My least favorite novel was an old one that I found on one of my bookshelves. I don't know why I bought 20th Century British novelist Elizabeth Bowen's THE LITTLE GIRLS decades ago, but I certainly wasn't interested in reading any more novels by her after struggling through that one. On the other hand, I read and enjoyed two novels by another Elizabeth, nineteenth century British novelist Elizabeth Gaskell. After enjoying two shorter novels by her (RUTH and NORTH AND SOUTH), I ended last year and started this year reading the longer WIVES AND DAUGHTERS. Reading Gaskell's books reminded me why the 19th century British novelists were the best. Forget Bowen, Gaskell, while no Dickens or Austen, is a better novelist than modern British greats Lawrence and Woolf and than great 19th/20th Century American writers James, Hawthorne, Wharton, Twain, Fitzgerald, Hemingway, and Faulkner. Even my favorite novelist Morrison has to bow down (in literary heaven) to Austen and Dickens. If I live and nothing happens (as wise old black folks used to say, and now I know why), this will be the year that I reread my favorite 19th Century novel, Dickens' BLEAK HOUSE. However, the novel did not die at the end of the 19th century. It is still alive with new 21st Century novelists Colson Whitehead, whose second novel, THE NICKEL BOYS, I enjoyed, and Delia Owens, whose first novel, WHERE THE CRAWDADS SING, was brilliant, continuing the tradition of entertaining, informing, and inspiring readers. I also continued to discover new young adult novelists like Elizabeth Acevodo (WITH THE FIRE ON HIGH) and Rachael Lippincott (FIVE FEET APART).

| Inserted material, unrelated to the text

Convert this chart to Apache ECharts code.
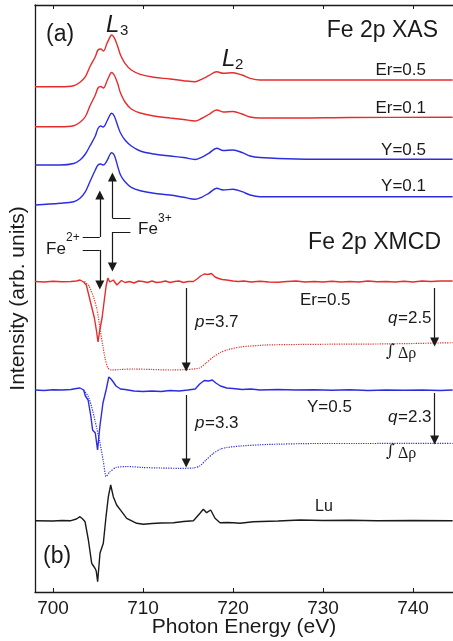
<!DOCTYPE html>
<html>
<head>
<meta charset="utf-8">
<title>Fe 2p XAS / XMCD</title>
<script src="https://cdn.jsdelivr.net/npm/echarts@6/dist/echarts.min.js"></script>
<style>
  html, body { margin: 0; padding: 0; background: #fff; }
</style>
</head>
<body>
<div id="main" style="width:453px;height:641px;"></div>
<script type="text/javascript">
// x tick labels (eV)
var ticks = [700, 710, 720, 730, 740];

// XAS spectra, all on the same energy grid (arb. units, offset for clarity)
var xasE    = [698, 700.8, 702.3, 703.0, 703.6, 704.1, 704.7, 705.0, 705.3, 705.6, 706.0, 706.3, 706.5, 706.8,
               707.2, 707.5, 708.0, 708.7, 709.7, 711.2, 713.0, 714.5, 715.8, 716.5, 717.3, 718.2, 718.9,
               720.0, 721.0, 721.9, 723.0, 727, 733, 744.4];
var xasEr05 = [50.53, 50.53, 50.63, 50.97, 51.53, 52.53, 53.53, 54.2, 54.3, 54.1, 54.87, 55.43, 55.7, 55.43,
               54.53, 53.7, 52.87, 52.2, 51.77, 51.47, 51.3, 51.13, 51.03, 51.27, 51.63, 52.03, 51.87,
               51.93, 51.7, 51.37, 51.2, 51.2, 51.2, 51.2];
var xasEr01 = [46.53, 46.53, 46.63, 46.97, 47.55, 48.6, 49.7, 50.4, 50.55, 50.4, 51.1, 51.7, 51.95, 51.7,
               50.8, 49.9, 49.0, 48.3, 47.9, 47.6, 47.4, 47.25, 47.1, 47.35, 47.75, 48.2, 48.0,
               48.05, 47.8, 47.5, 47.4, 47.4, 47.45, 47.47];
var xasY05  = [42.7, 42.7, 42.85, 43.2, 43.8, 44.6, 45.6, 46.35, 46.6, 46.5, 47.1, 47.65, 47.87, 47.6,
               46.6, 45.9, 45.2, 44.6, 44.1, 43.8, 43.6, 43.45, 43.25, 43.47, 43.87, 44.37, 44.15,
               44.2, 43.95, 43.6, 43.45, 43.3, 43.27, 43.27];
var xasY01  = [38.7, 38.87, 39.03, 39.37, 40.03, 41.03, 42.2, 42.7, 42.8, 42.7, 43.13, 43.7, 43.93, 43.7,
               42.53, 41.7, 41.03, 40.47, 40.13, 39.87, 39.7, 39.47, 39.27, 39.47, 39.87, 40.37, 40.2,
               40.27, 40.03, 39.7, 39.53, 39.53, 39.53, 39.53];

// XMCD Er=0.5 [eV, intensity]
var mcdEr = [[698,31.05],[699,31.0],[700,31.08],[701,31.02],[702,31.05],[702.6,31.1],[703.0,31.2],[703.4,31.0],
  [703.7,30.7],[704.0,29.6],[704.3,28.5],[704.6,27.4],[704.85,26.0],[705.0,25.0],[705.2,26.2],[705.45,27.4],
  [705.7,29.2],[705.9,30.6],[706.1,31.4],[706.3,31.0],[706.5,30.8],[706.7,31.2],[706.9,31.3],[707.1,30.7],
  [707.3,30.9],[707.6,31.15],[708,30.95],[708.5,31.05],[709,30.9],[709.5,31.1],[710,31.05],[710.5,30.95],
  [711,31.1],[711.5,30.95],[712,31.0],[712.5,31.1],[713,30.95],[713.5,31.05],[714,31.1],[714.5,30.95],
  [715,31.05],[715.6,31.05],[716.0,31.3],[716.4,31.6],[716.8,31.8],[717.2,31.75],[717.6,31.85],[718.0,31.5],
  [718.4,31.35],[718.8,31.25],[719.3,31.2],[720,31.1],[720.6,31.05],[721.2,31.1],[722,31.0],[723,31.08],
  [724,31.0],[725,30.98],[726,31.05],[727,31.1],[728,31.0],[729,31.05],[730,31.0],[731,31.08],[732,31.0],
  [733,31.05],[734,31.0],[735,31.1],[736,31.02],[737,31.05],[738,31.0],[739,31.08],[740,31.0],[741,31.1],
  [742,31.05],[743,31.1],[744.4,31.1]];
// integrated XMCD Er=0.5
var intEr = [[703.5,31.05],[704.0,30.6],[704.5,29.5],[704.9,28.2],[705.2,26.5],[705.5,24.8],[705.8,23.3],
  [706.1,22.4],[706.5,22.2],[707.5,22.25],[709,22.3],[711,22.25],[713,22.2],[715,22.25],[716.3,22.4],
  [717.0,22.9],[717.8,23.5],[718.6,23.95],[719.3,24.2],[720.8,24.5],[723.7,24.7],[727,24.75],[731,24.78],
  [736,24.8],[740,24.85],[744.4,24.93]];

// XMCD Y=0.5
var mcdY = [[698,20.2],[699,20.15],[700,20.22],[701,20.2],[702,20.25],[702.6,20.35],[703.0,20.4],[703.4,20.2],
  [703.6,19.6],[703.9,19.2],[704.2,17.6],[704.4,16.2],[704.7,15.9],[704.95,14.2],[705.2,16.5],[705.55,18.9],
  [705.9,20.2],[706.2,21.5],[706.45,21.3],[706.7,21.0],[707.0,20.6],[707.5,20.3],[708,20.25],[709,20.1],
  [710,20.05],[711,20.1],[712,20.05],[713,20.15],[714,20.1],[715,20.2],[715.8,20.3],[716.3,20.8],
  [716.8,21.15],[717.3,21.1],[717.7,21.2],[718.1,20.9],[718.6,20.6],[719.3,20.4],[720,20.35],[721,20.25],
  [722,20.3],[723,20.2],[725,20.25],[727,20.2],[729,20.22],[731,20.18],[733,20.22],[735,20.15],[737,20.2],
  [739,20.18],[741,20.2],[743,20.15],[744.4,20.2]];
// integrated XMCD Y=0.5
var intY = [[703.4,20.2],[703.9,19.6],[704.3,18.5],[704.7,17.0],[705.2,15.0],[705.6,13.0],[705.9,11.55],
  [706.3,12.0],[707.0,12.45],[708.2,12.55],[710,12.45],[712,12.4],[714,12.37],[715.6,12.4],[716.3,12.6],
  [717,13.2],[717.8,13.85],[718.6,14.3],[719.3,14.45],[720.8,14.6],[723.7,14.75],[729,14.85],[735,14.85],
  [740,14.87],[744.4,14.87]];

// Lu reference XMCD
var mcdLu = [[698,7.13],[700,7.1],[701,7.15],[702,7.13],[702.6,7.3],[703.0,7.53],[703.3,7.3],[703.56,7.03],
  [703.93,5.2],[704.3,2.87],[704.5,2.6],[704.67,2.37],[704.8,2.1],[704.96,1.03],[705.22,3.87],[705.59,4.87],
  [705.89,7.53],[706.15,9.53],[706.41,10.7],[706.7,9.53],[707.07,8.7],[707.63,8.03],[708.19,7.37],[709.3,6.87],
  [710.04,6.77],[711,6.85],[712,6.9],[713.37,6.93],[714.5,7.05],[715.6,7.13],[716.33,7.87],[716.7,8.27],
  [717.07,7.93],[717.52,8.2],[718.0,7.37],[718.56,6.93],[719.3,6.95],[720.04,6.93],[720.78,6.87],[721.5,6.95],
  [722.26,7.03],[725,7.1],[727.44,7.2],[730,7.15],[733,7.18],[736,7.12],[740,7.15],[744.4,7.13]];

// annotation arrows [from, to] in data coords
var arrows = [
  [[705.2, 35.5], [705.2, 39.7]],   // Fe2+ up
  [[705.2, 34.2], [705.2, 30.7]],   // Fe2+ down
  [[706.6, 37.4], [706.6, 41.5]],   // Fe3+ up
  [[706.6, 36.0], [706.6, 32.5]],   // Fe3+ down
  [[714.8, 30.4], [714.8, 22.5]],   // p Er
  [[714.8, 19.7], [714.8, 12.9]],   // p Y
  [[742.4, 30.4], [742.4, 25.0]],   // q Er
  [[742.4, 19.9], [742.4, 15.2]]    // q Y
];
var brackets = [
  [[703.3, 35.5], [705.2, 35.5]],
  [[703.3, 34.2], [705.2, 34.2]],
  [[708.6, 37.4], [706.6, 37.4]],
  [[708.6, 36.0], [706.6, 36.0]]
];

var RED = '#e52d2d', BLUE = '#2c2ce0', BLK = '#1a1a1a';
var FONT = "'Liberation Sans', Arial, sans-serif";

function zip(xs, ys) {
  return xs.map(function (x, i) { return [x, ys[i]]; });
}
function curve(data, color, dotted, smooth) {
  return {
    type: 'line', data: data, showSymbol: false, symbol: 'none',
    smooth: smooth || (dotted ? 0.2 : false),
    lineStyle: { color: color, width: dotted ? 1.2 : 1.4, type: dotted ? 'dotted' : 'solid' },
    z: 3
  };
}
function label(txt, x, y, size, align, italic, family) {
  return {
    type: 'text', x: x, y: y, z: 10,
    style: {
      text: txt, fill: BLK,
      font: (italic ? 'italic ' : '') + size + 'px ' + (family || FONT),
      align: align || 'left', verticalAlign: 'middle'
    }
  };
}

var myChart = echarts.init(document.getElementById('main'), null, { renderer: 'canvas' });

var option = {
  animation: false,
  backgroundColor: '#fff',
  grid: { left: 35, right: 0, top: 5, bottom: 49, outerBoundsMode: 'none' },
  xAxis: [{
    type: 'value', position: 'bottom', min: 698, max: 744.44,
    name: 'Photon Energy (eV)', nameLocation: 'middle', nameGap: 25, nameMoveOverlap: false,
    nameTextStyle: { fontSize: 21, fontFamily: FONT, color: BLK },
    axisLine: { show: true, onZero: false, lineStyle: { color: BLK, width: 1.3 } },
    axisTick: { show: true, inside: true, length: 4, customValues: ticks, lineStyle: { color: BLK } },
    axisLabel: { show: true, customValues: ticks, fontSize: 19, fontFamily: FONT, color: BLK, margin: 7 },
    splitLine: { show: false }
  }, {
    type: 'value', position: 'top', min: 698, max: 744.44,
    axisLine: { show: true, onZero: false, lineStyle: { color: BLK, width: 1.3 } },
    axisTick: { show: true, inside: true, length: 4, customValues: ticks, lineStyle: { color: BLK } },
    axisLabel: { show: false },
    splitLine: { show: false }
  }],
  yAxis: {
    type: 'value', min: 0, max: 58.7,
    name: 'Intensity (arb. units)', nameLocation: 'middle', nameGap: 6, nameMoveOverlap: false,
    nameTextStyle: { fontSize: 21, fontFamily: FONT, color: BLK },
    axisLine: { show: true, onZero: false, lineStyle: { color: BLK, width: 1.3 } },
    axisTick: { show: false },
    axisLabel: { show: false },
    splitLine: { show: false }
  },
  series: [
    curve(zip(xasE, xasEr05), RED, false, 0.35),
    curve(zip(xasE, xasEr01), RED, false, 0.35),
    curve(zip(xasE, xasY05), BLUE, false, 0.35),
    curve(zip(xasE, xasY01), BLUE, false, 0.35),
    curve(mcdEr, RED),
    curve(intEr, RED, true),
    curve(mcdY, BLUE),
    curve(intY, BLUE, true),
    curve(mcdLu, BLK),
    {
      type: 'lines', coordinateSystem: 'cartesian2d', z: 5,
      symbol: ['none', 'triangle'], symbolSize: [1, 9],
      lineStyle: { color: BLK, width: 1.2, opacity: 1 },
      data: arrows.map(function (a) { return { coords: a }; })
    },
    {
      type: 'lines', coordinateSystem: 'cartesian2d', z: 5,
      symbol: 'none',
      lineStyle: { color: BLK, width: 1.2, opacity: 1 },
      data: brackets.map(function (a) { return { coords: a }; })
    }
  ],
  graphic: [
    label('(a)', 46, 35, 23),
    label('L', 106, 25, 24, 'left', true),
    label('3', 120, 31, 15),
    label('L', 222, 59, 24, 'left', true),
    label('2', 235, 65, 15),
    label('Fe 2p XAS', 438, 31, 23, 'right'),
    label('Er=0.5', 426, 70, 17, 'right'),
    label('Er=0.1', 426, 108, 17, 'right'),
    label('Y=0.5', 426, 150, 17, 'right'),
    label('Y=0.1', 426, 186, 17, 'right'),
    label('Fe', 46, 249, 17),
    label('2+', 66, 238, 12),
    label('Fe', 138, 229, 17),
    label('3+', 158, 219, 12),
    label('Fe 2p XMCD', 441, 243, 23, 'right'),
    label('Er=0.5', 300, 300, 17),
    label('p', 195, 322, 17, 'left', true),
    label('=3.7', 205, 322, 17),
    label('q', 388, 318, 17, 'left', true),
    label('=2.5', 398, 318, 17),
    label('∫', 386, 352, 17, 'left', false, "'DejaVu Serif', serif"),
    label('Δρ', 398, 354, 16, 'left', false, "'Liberation Serif', serif"),
    label('Y=0.5', 307, 407, 17),
    label('q', 388, 417, 17, 'left', true),
    label('=2.3', 398, 417, 17),
    label('p', 195, 423, 17, 'left', true),
    label('=3.3', 205, 423, 17),
    label('∫', 386, 452, 17, 'left', false, "'DejaVu Serif', serif"),
    label('Δρ', 398, 454, 16, 'left', false, "'Liberation Serif', serif"),
    label('Lu', 315, 507, 16),
    label('(b)', 43, 557, 23)
  ]
};
myChart.setOption(option);
</script>
</body>
</html>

In addition to the usual celebrity memoirs (I enjoyed Melanie Brown, aka Scary Spicy's BRUTALLY HONEST but was disappointed in Demi Moore's INSIDE OUT; I read Neil Patrick Harris' CHOOSE YOUR OWN AUTOBIOGRAPHY to help me figure out if he was the peacock on "The Masked Singer"; I thought he was after reading his book, but it was Donny Osmond) and the inevitable books on race (I'm a pre-civil rights era black woman living during an extremely racist period; sue me), I created a new category last year--books that I hate read. I hate read three METOO books--Chanel Miller's KNOW MY NAME, Jodi Kantor and Megan Twohey's SHE SAID, and Ronan Farrow's CATCH AND KILL. I've already expressed my disdain for Miller (see 10/27/19 post), although her book was well written. However, I found myself liking and respecting the other three writers more than I had planned. Farrow looked at the role played by the NATIONAL ENQUIRER in spreading gossip about the sexual misconduct of some celebrities while covering for others ("catching and killing" stories), and he attacked NBC executives as lying hypocrites. However, I was disgusted to learn that during his brief reign as an NBC (daytime) anchor he participated in the high-tech lynching of Bill Cosby. He's also clearly biased because of the behavior of his father Woody Allen (including the probably false claim that Woody molested his sister when she was a child) and yet tries to present himself as an impartial investigative reporter. The two female New York Times reporters impressed me with their work ethic, but they too were part of the get-the-old-black-man-who-touched-white-women-in-jail Cosby witch hunt (let's not forget also that Weinstein is, like Woody and Epstein, Jewish). Before I hate read these books, I already knew that we can dislike (I try not to hate) the writers or the writers' goals and still enjoy their work or their art. The same should be true of singers like R Kelly and entertainers like Bill Cosby.

I started 2020 by finishing Elizabeth Gaskell's novel and am hoping that Obama's memoir will be published before the year ends, but I'm mostly looking forward to rereading Dickens' BLEAK HOUSE. Happy 2020 reading, everyone!